▶ **Task brief**
The lines to extract run from the first line of the material below to the line containing "from bokeh.resources import INLINE", both included; leave the pictures behind.

▶ **Given information**
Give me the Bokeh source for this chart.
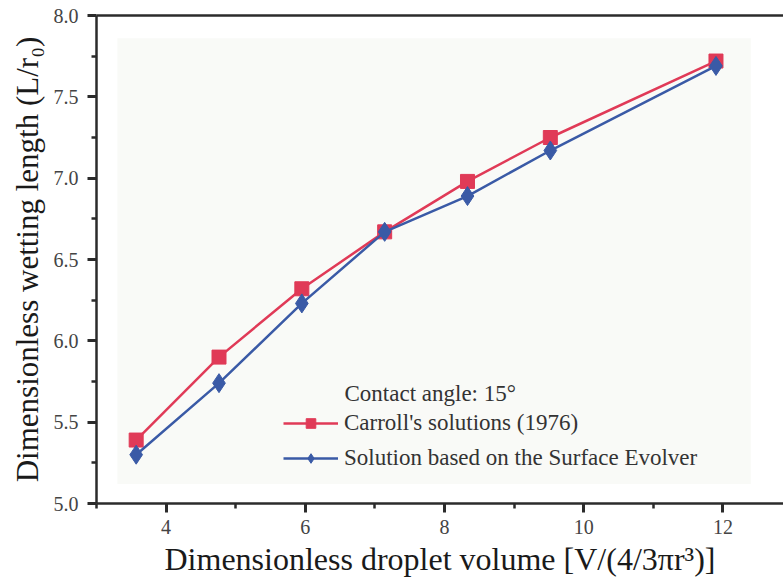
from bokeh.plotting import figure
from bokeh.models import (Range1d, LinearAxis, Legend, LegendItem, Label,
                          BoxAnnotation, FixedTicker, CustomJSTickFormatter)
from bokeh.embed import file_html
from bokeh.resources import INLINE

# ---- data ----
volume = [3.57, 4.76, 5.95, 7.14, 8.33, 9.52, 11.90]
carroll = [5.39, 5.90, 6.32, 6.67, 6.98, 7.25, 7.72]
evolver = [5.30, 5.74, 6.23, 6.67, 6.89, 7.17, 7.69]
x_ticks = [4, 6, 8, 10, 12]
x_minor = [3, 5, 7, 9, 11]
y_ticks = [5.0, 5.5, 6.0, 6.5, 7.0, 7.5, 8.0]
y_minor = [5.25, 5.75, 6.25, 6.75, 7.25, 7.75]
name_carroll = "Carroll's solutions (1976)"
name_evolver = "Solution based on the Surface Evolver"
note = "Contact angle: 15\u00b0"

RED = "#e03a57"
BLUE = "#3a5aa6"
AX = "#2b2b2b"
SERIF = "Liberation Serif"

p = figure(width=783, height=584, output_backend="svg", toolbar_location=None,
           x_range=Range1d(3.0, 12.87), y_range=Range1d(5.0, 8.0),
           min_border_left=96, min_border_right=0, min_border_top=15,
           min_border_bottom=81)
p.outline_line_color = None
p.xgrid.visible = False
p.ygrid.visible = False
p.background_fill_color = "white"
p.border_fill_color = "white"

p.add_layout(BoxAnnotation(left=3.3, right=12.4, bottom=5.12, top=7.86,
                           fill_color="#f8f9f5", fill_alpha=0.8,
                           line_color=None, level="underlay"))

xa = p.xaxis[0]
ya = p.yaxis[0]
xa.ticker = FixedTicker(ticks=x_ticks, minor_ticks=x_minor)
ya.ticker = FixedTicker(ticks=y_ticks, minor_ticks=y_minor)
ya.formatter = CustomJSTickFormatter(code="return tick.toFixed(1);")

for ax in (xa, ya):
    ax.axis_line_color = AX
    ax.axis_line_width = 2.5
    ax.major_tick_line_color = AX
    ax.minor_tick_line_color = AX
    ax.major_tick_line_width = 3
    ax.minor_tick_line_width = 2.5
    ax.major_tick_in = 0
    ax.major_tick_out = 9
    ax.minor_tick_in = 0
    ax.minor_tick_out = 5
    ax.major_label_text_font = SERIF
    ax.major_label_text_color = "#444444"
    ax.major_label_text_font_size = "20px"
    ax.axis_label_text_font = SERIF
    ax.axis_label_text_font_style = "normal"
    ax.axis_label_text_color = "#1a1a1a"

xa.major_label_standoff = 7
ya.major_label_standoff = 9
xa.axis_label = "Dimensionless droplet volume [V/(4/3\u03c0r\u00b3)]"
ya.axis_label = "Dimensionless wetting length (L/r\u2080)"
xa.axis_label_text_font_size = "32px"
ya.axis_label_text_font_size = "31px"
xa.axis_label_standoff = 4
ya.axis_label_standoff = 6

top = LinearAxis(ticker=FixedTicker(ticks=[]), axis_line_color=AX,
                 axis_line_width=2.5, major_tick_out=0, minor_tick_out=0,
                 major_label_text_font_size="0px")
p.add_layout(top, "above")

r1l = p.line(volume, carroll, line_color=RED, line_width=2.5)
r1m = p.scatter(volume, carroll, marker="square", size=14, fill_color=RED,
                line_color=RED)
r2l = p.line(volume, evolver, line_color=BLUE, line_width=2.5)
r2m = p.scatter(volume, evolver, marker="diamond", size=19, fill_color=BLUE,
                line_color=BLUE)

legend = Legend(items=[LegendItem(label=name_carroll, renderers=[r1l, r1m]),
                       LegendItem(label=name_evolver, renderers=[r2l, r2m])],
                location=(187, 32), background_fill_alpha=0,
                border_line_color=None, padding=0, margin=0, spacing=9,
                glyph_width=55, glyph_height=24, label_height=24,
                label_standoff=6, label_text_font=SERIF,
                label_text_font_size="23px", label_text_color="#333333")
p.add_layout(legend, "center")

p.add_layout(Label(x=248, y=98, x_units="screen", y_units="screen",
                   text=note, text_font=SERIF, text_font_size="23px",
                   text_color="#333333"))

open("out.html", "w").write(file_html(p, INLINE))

▶ **Exercise solution**
Give me the Bokeh source for this chart.
from bokeh.plotting import figure
from bokeh.models import (Range1d, LinearAxis, Legend, LegendItem, Label,
                          BoxAnnotation, FixedTicker, CustomJSTickFormatter)
from bokeh.embed import file_html
from bokeh.resources import INLINE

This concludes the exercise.